Written task:
Transcribe the whole listing without a single picture.

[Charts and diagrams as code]
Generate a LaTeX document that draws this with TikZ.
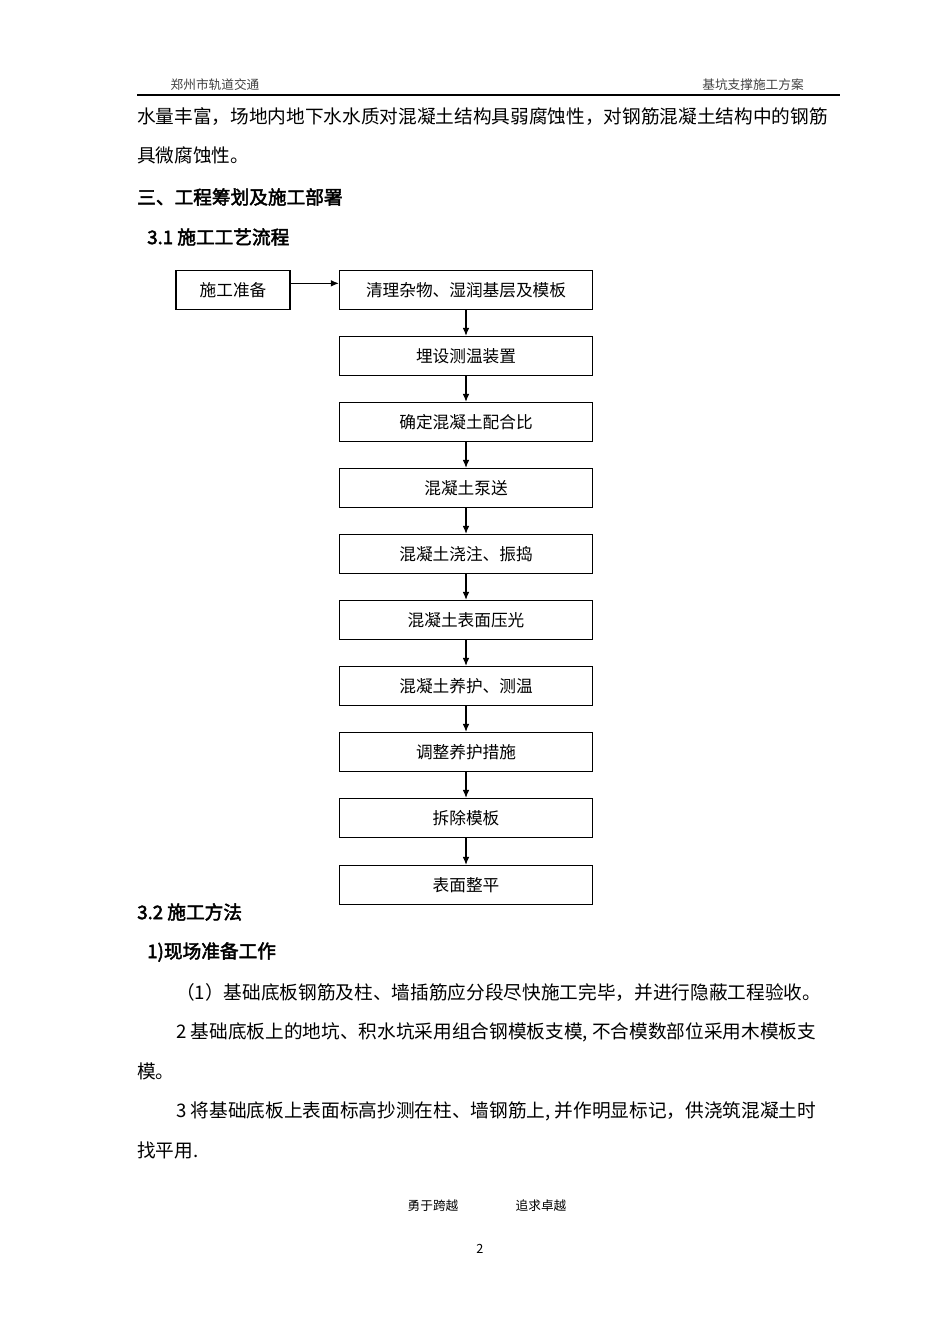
\documentclass[tikz,border=0pt]{standalone}
\usepackage{fontspec}
\setmainfont{Liberation Serif}
\newfontfamily\cjk[AutoFakeBold=2.5]{Noto Sans CJK SC}
\usetikzlibrary{arrows.meta}
\begin{document}
\begin{tikzpicture}[x=0.75pt,y=-0.75pt,
  txt/.style={anchor=west,inner sep=0,font=\cjk\fontsize{14}{16}\selectfont},
  bold/.style={txt,font=\cjk\bfseries\fontsize{14}{16}\selectfont},
  hdr/.style={inner sep=0,font=\cjk\fontsize{9.5}{11}\selectfont,text=black!75},
  stepbox/.style={draw,line width=1pt,minimum width=253*0.75pt,minimum height=39*0.75pt,inner sep=0,font=\cjk\fontsize{12.5}{14}\selectfont},
  arr/.style={-{Latex[length=6pt,width=5pt]},line width=0.8pt}]
\useasboundingbox (0,0) rectangle (950,1344);
\node[hdr] (h1) at (215,85) {郑州市轨道交通};
\node[hdr] (h2) at (753,85) {基坑支撑施工方案};
\draw[line width=0.8pt] (137,95) -- (840,95);
\node[txt] (t1) at (137,117) {水量丰富，场地内地下水水质对混凝土结构具弱腐蚀性，对钢筋混凝土结构中的钢筋};
\node[txt] (t2) at (137,155) {具微腐蚀性。};
\node[bold] (t3) at (137,197) {三、工程筹划及施工部署};
\node[bold] (t4) at (147,237) {3.1 施工工艺流程};
\node[stepbox,minimum width=114*0.75pt] (p) at (233,290) {施工准备};
\foreach \n/\y/\t in {b1/290/清理杂物、湿润基层及模板,b2/356/埋设测温装置,b3/422/确定混凝土配合比,b4/488/混凝土泵送,b5/554/混凝土浇注、振捣,b6/620/混凝土表面压光,b7/686/混凝土养护、测温,b8/752/调整养护措施,b9/818/拆除模板,b10/885/表面整平}
  \node[stepbox] (\n) at (466,\y) {\t};
\draw[arr] (p.east) ++(0,5pt) coordinate (pa) -- (pa -| b1.west);
\foreach \a/\b in {b1/b2,b2/b3,b3/b4,b4/b5,b5/b6,b6/b7,b7/b8,b8/b9,b9/b10}
  \draw[arr] (\a) -- (\b);
\node[bold] (t5) at (137,912) {3.2 施工方法};
\node[bold] (t6) at (147,952) {1)现场准备工作};
\node[txt] (t7) at (176,992) {（1）基础底板钢筋及柱、墙插筋应分段尽快施工完毕，并进行隐蔽工程验收。};
\node[txt] (t8) at (176,1032) {2 基础底板上的地坑、积水坑采用组合钢模板支模, 不合模数部位采用木模板支};
\node[txt] (t9) at (137,1071) {模。};
\node[txt] (t10) at (176,1111) {3 将基础底板上表面标高抄测在柱、墙钢筋上, 并作明显标记，供浇筑混凝土时};
\node[txt] (t11) at (137,1150) {找平用.};
\node[hdr,text=black] (f1) at (433,1206) {勇于跨越};
\node[hdr,text=black] (f2) at (541,1206) {追求卓越};
\node[hdr,text=black] (pg) at (480,1249) {2};
\end{tikzpicture}
\end{document}
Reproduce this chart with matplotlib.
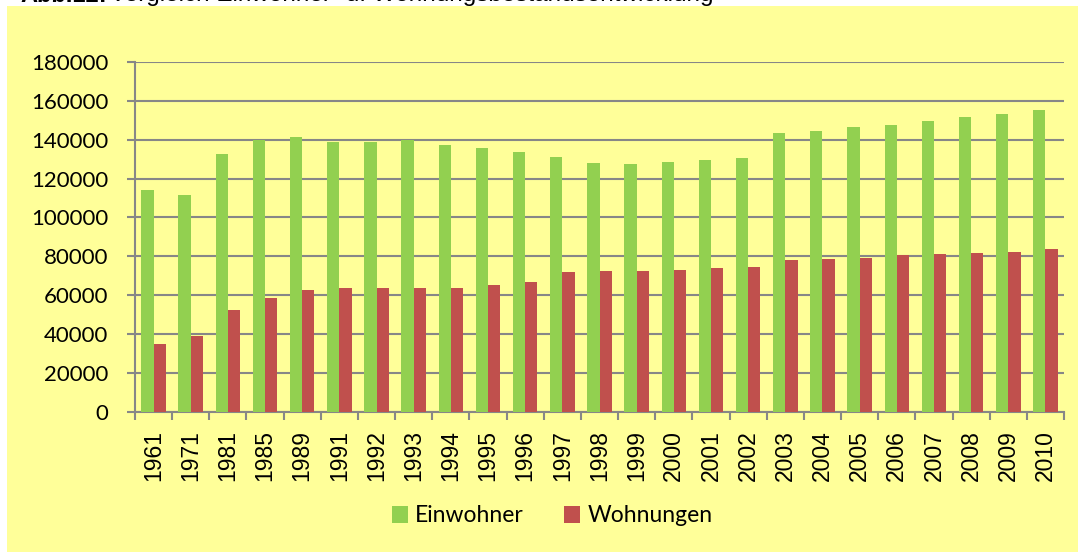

Correct result:
Generate a LaTeX document that draws this with TikZ.
\documentclass[tikz,border=0pt]{standalone}
\usepackage{fontspec}
\setmainfont{Liberation Serif}
\newfontfamily\cjk[AutoFakeBold=2.5]{Noto Sans CJK SC}
\usetikzlibrary{arrows.meta}
\begin{document}
\begin{tikzpicture}[x=0.75pt,y=-0.75pt,
  txt/.style={anchor=west,inner sep=0,font=\cjk\fontsize{14}{16}\selectfont},
  bold/.style={txt,font=\cjk\bfseries\fontsize{14}{16}\selectfont},
  hdr/.style={inner sep=0,font=\cjk\fontsize{9.5}{11}\selectfont,text=black!75},
  stepbox/.style={draw,line width=1pt,minimum width=253*0.75pt,minimum height=39*0.75pt,inner sep=0,font=\cjk\fontsize{12.5}{14}\selectfont},
  arr/.style={-{Latex[length=6pt,width=5pt]},line width=0.8pt}]
\useasboundingbox (0,0) rectangle (950,1344);
\node[hdr] (h1) at (215,85) {郑州市轨道交通};
\node[hdr] (h2) at (753,85) {基坑支撑施工方案};
\draw[line width=0.8pt] (137,95) -- (840,95);
\node[txt] (t1) at (137,117) {水量丰富，场地内地下水水质对混凝土结构具弱腐蚀性，对钢筋混凝土结构中的钢筋};
\node[txt] (t2) at (137,155) {具微腐蚀性。};
\node[bold] (t3) at (137,197) {三、工程筹划及施工部署};
\node[bold] (t4) at (147,237) {3.1 施工工艺流程};
\node[stepbox,minimum width=114*0.75pt] (p) at (233,290) {施工准备};
\foreach \n/\y/\t in {b1/290/清理杂物、湿润基层及模板,b2/356/埋设测温装置,b3/422/确定混凝土配合比,b4/488/混凝土泵送,b5/554/混凝土浇注、振捣,b6/620/混凝土表面压光,b7/686/混凝土养护、测温,b8/752/调整养护措施,b9/818/拆除模板,b10/885/表面整平}
  \node[stepbox] (\n) at (466,\y) {\t};
\draw[arr] (p.east) ++(0,5pt) coordinate (pa) -- (pa -| b1.west);
\foreach \a/\b in {b1/b2,b2/b3,b3/b4,b4/b5,b5/b6,b6/b7,b7/b8,b8/b9,b9/b10}
  \draw[arr] (\a) -- (\b);
\node[bold] (t5) at (137,912) {3.2 施工方法};
\node[bold] (t6) at (147,952) {1)现场准备工作};
\node[txt] (t7) at (176,992) {（1）基础底板钢筋及柱、墙插筋应分段尽快施工完毕，并进行隐蔽工程验收。};
\node[txt] (t8) at (176,1032) {2 基础底板上的地坑、积水坑采用组合钢模板支模, 不合模数部位采用木模板支};
\node[txt] (t9) at (137,1071) {模。};
\node[txt] (t10) at (176,1111) {3 将基础底板上表面标高抄测在柱、墙钢筋上, 并作明显标记，供浇筑混凝土时};
\node[txt] (t11) at (137,1150) {找平用.};
\node[hdr,text=black] (f1) at (433,1206) {勇于跨越};
\node[hdr,text=black] (f2) at (541,1206) {追求卓越};
\node[hdr,text=black] (pg) at (480,1249) {2};
\end{tikzpicture}
\end{document}
Reproduce this chart with matplotlib.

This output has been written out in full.